> **DATASET SECTION**:
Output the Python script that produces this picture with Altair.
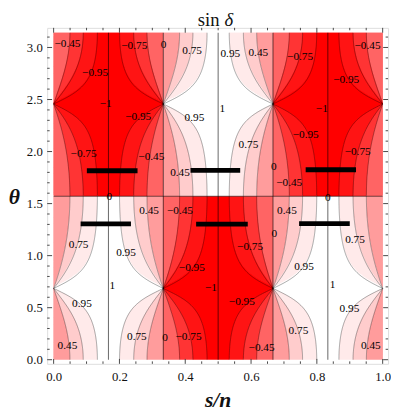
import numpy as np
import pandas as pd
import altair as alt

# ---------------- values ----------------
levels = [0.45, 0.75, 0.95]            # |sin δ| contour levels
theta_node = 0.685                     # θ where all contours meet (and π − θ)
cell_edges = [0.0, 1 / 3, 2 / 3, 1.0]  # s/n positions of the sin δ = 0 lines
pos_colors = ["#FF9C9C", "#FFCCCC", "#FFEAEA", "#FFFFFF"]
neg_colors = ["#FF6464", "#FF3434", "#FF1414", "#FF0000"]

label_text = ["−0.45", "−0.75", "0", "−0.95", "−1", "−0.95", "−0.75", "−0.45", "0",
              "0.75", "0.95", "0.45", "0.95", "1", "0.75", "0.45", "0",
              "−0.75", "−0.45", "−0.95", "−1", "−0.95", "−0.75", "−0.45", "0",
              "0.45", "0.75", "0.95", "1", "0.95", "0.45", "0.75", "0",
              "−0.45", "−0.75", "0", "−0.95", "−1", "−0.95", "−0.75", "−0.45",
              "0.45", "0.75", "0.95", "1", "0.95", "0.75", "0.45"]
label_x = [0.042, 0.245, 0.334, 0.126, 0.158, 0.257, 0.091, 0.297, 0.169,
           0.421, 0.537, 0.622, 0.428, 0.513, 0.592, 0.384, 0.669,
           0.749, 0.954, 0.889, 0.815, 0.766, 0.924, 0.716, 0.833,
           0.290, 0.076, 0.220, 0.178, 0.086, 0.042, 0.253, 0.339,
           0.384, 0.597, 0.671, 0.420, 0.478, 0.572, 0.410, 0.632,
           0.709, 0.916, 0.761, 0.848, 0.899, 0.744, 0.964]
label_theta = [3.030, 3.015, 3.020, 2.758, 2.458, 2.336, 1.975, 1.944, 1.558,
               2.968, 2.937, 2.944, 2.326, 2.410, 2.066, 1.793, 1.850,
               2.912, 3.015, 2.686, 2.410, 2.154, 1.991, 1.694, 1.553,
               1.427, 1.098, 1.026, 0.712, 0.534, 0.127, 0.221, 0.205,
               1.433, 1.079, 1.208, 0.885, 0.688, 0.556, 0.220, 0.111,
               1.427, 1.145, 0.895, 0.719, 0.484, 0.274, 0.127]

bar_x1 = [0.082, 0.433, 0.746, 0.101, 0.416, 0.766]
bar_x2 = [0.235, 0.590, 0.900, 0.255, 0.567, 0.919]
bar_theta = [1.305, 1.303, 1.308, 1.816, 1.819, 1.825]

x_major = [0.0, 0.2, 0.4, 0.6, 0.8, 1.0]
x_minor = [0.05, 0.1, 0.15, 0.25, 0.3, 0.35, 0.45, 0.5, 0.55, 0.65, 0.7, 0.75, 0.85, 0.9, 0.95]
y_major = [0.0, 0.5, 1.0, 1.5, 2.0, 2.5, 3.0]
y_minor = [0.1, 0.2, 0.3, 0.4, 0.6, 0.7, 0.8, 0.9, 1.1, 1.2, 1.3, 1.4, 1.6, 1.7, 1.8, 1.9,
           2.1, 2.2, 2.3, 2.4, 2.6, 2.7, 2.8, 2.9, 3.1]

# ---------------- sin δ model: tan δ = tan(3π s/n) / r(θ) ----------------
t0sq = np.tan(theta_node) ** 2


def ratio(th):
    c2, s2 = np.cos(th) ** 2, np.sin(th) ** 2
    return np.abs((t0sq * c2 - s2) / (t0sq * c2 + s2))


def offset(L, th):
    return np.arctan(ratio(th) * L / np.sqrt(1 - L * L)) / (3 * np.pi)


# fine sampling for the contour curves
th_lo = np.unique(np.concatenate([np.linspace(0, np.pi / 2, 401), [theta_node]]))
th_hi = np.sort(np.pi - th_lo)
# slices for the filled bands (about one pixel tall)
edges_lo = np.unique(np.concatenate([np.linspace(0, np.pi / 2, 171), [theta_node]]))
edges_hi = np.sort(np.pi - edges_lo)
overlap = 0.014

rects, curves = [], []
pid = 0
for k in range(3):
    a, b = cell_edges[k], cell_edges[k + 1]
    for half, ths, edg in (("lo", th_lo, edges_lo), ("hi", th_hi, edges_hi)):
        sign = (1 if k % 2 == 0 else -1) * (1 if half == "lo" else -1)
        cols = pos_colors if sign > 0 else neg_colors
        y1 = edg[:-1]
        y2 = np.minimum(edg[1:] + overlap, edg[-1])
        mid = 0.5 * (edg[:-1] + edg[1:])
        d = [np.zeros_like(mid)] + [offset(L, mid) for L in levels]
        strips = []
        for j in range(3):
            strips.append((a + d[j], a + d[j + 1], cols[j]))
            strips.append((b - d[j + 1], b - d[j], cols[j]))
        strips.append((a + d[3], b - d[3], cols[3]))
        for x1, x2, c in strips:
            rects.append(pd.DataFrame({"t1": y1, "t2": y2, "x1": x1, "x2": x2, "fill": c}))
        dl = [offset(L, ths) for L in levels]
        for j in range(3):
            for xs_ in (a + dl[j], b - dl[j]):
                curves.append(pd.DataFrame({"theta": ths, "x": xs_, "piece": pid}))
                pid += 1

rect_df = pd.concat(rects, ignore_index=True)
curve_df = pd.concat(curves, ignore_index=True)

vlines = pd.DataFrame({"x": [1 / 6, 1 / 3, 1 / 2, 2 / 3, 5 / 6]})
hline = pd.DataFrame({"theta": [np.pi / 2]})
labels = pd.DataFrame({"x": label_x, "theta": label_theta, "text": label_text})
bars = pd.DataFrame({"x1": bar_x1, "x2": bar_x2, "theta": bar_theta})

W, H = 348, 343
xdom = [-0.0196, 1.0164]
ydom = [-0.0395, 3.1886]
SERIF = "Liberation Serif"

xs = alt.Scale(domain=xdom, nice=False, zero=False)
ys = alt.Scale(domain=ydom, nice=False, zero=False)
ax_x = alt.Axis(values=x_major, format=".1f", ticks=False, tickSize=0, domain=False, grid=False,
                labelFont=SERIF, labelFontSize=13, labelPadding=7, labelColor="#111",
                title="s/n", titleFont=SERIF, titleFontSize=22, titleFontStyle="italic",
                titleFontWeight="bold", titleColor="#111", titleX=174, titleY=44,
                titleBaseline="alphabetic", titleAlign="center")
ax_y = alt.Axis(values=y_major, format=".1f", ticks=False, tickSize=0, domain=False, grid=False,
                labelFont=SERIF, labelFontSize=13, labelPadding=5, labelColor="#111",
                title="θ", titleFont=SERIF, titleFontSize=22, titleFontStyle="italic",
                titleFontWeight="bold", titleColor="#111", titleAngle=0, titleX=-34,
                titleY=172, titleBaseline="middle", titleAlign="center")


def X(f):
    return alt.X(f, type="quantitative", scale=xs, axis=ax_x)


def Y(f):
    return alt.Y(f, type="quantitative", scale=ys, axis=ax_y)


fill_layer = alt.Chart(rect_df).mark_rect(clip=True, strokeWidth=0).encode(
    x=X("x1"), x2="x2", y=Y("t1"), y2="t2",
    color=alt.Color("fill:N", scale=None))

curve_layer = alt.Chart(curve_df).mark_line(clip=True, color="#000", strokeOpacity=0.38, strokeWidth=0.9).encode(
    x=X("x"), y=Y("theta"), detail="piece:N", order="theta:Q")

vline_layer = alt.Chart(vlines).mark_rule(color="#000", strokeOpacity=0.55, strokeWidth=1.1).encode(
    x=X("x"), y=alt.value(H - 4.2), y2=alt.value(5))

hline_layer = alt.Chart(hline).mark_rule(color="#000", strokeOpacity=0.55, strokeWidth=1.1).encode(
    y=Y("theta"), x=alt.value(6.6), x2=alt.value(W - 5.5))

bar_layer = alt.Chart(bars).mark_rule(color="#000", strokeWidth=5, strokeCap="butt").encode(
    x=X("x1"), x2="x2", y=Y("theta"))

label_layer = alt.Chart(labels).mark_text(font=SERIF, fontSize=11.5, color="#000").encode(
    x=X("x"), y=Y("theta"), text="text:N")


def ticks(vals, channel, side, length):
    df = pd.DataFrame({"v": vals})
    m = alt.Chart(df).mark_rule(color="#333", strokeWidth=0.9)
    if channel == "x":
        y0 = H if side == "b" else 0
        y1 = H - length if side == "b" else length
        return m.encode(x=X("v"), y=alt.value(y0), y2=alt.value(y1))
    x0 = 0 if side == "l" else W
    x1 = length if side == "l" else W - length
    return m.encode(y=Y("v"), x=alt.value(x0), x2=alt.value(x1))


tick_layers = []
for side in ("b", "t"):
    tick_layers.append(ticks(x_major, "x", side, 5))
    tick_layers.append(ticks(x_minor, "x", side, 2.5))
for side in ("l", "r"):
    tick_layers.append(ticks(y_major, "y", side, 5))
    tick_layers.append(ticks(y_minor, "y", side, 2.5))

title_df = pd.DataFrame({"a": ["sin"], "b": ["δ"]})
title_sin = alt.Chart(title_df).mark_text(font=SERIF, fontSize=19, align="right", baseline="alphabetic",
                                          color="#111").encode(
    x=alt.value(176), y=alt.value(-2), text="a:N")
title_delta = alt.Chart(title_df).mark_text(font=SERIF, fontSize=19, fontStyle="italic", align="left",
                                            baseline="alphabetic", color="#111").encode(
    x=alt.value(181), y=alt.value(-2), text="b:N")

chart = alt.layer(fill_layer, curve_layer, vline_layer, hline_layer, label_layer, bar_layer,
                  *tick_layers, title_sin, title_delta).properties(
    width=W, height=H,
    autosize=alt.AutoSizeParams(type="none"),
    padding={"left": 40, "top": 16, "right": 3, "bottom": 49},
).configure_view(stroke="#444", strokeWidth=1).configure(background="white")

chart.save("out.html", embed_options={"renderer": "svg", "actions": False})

> **THE PROBLEM**: Copy nothing but the lines from the top of the data down to the line containing "import altair as alt", and leave the pictures out.

> **RESPONSE TO THIS EXERCISE**:
Output the Python script that produces this picture with Altair.
import numpy as np
import pandas as pd
import altair as alt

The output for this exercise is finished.